My Recipe, My Story:

Aloo Upma kura is often made as a curry for chapathis for dinner in our home. We also prepare this for sure to carry along with puris and curd rice on our overnight journeys by train. It is almost a custom. I love to have it with curd rice, one of my favourite comfort food. The combination is simply divine. I am sharing here, a version that includes onions and tomatoes. But this being a traditional recipe, can be made on festive days without the onions.

aloo upma kura

Aloo Upma Kura – Recipe

Aloo Upma Kura Ingredients:

  • Potatoes – 2-3 large-sized (boiled, peeled and mashed into uneven pieces)
  • Onions – 1 medium-sized (chopped)
  • Tomatoes – 1 medium-sized (chopped)
  • Ginger – 1 inch grated/finely chopped (as per your preference)
  • Green chillies – 1 (chopped)
  • Turmeric powder – ½ tsp
  • Red chilli powder – ½ tsp (optional)
  • Mustard seeds – 1 tsp
  • Urad daal – 1 tsp
  • Chana daal – 1 tsp
  • Curry leaves – 7-8
  • Oil – 1 tbsp
  • Salt to taste
  • Coriander leaves – for garnishing

How To Prepare Aloo Upma Kura:

  • Step 1 – Pressure cook the potatoes along with their skin for 2 whistles. Once they have cooled down completely, peel the skin and mash the potatoes into uneven pieces.
aloo upma kura

  • Step 2 – Keep all the other ingredients ready.
tempering ingredients
  • Step 3 – Heat oil in a pan/kadhai, keep the flame in sim, add chana daal, urad daal and mustard seeds and let them splutter.
Tempering
  • Step 4 – Add in the curry leaves, ginger and green chillies and fry for just 2 seconds.
tempering
  • Step 5 – If you are wanting to add the onions and tomatoes add them now. ( If not, skip steps 4 & 5 and proceed to step 6).

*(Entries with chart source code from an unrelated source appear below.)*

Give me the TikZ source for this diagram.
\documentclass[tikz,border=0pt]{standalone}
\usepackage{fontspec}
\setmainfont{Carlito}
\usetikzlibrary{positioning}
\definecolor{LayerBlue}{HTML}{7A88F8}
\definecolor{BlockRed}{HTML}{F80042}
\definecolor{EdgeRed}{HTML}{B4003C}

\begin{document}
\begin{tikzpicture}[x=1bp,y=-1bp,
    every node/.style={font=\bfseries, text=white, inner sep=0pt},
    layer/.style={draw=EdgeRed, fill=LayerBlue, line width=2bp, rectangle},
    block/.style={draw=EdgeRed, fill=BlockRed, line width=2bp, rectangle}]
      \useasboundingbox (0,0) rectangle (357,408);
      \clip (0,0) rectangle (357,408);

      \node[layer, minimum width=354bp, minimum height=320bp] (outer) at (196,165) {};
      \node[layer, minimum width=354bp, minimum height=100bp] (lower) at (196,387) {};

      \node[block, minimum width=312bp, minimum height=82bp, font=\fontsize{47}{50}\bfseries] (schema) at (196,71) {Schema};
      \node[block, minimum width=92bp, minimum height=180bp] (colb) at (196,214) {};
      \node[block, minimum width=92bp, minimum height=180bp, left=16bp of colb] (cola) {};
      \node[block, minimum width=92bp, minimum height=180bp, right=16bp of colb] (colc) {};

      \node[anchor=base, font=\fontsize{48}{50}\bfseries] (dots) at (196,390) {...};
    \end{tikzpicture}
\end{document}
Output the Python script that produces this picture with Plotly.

First, add the chopped onions and fry them until they turn light brown in colour.
Aloo upma kura
  • Step 6 – Next add the chopped turmeric, red chilli powder, salt and chopped tomatoes and allow them to cook until the tomatoes are completely soft.
aloo upma kura
  • Step 7 – Now add in the mashed potatoes and mix everything until well combined.
aloo upma kura
  • Step 8 – If you want it in gravy form, add some water and let the curry cook for about 2 minutes in the water. Allow the gravy to thicken.
aloo upma kura
  • Step 9 – Once the curry is properly combined, switch off the flame. Add chopped coriander leaves and the curry is ready to be served.
aloo upma kura

Notes:

Aloo Upma curry can be had with roti/chapathi, puri, or even rice. This curry, without adding tomatoes, and tempering, can be used as a stuffing for masala dosa as well.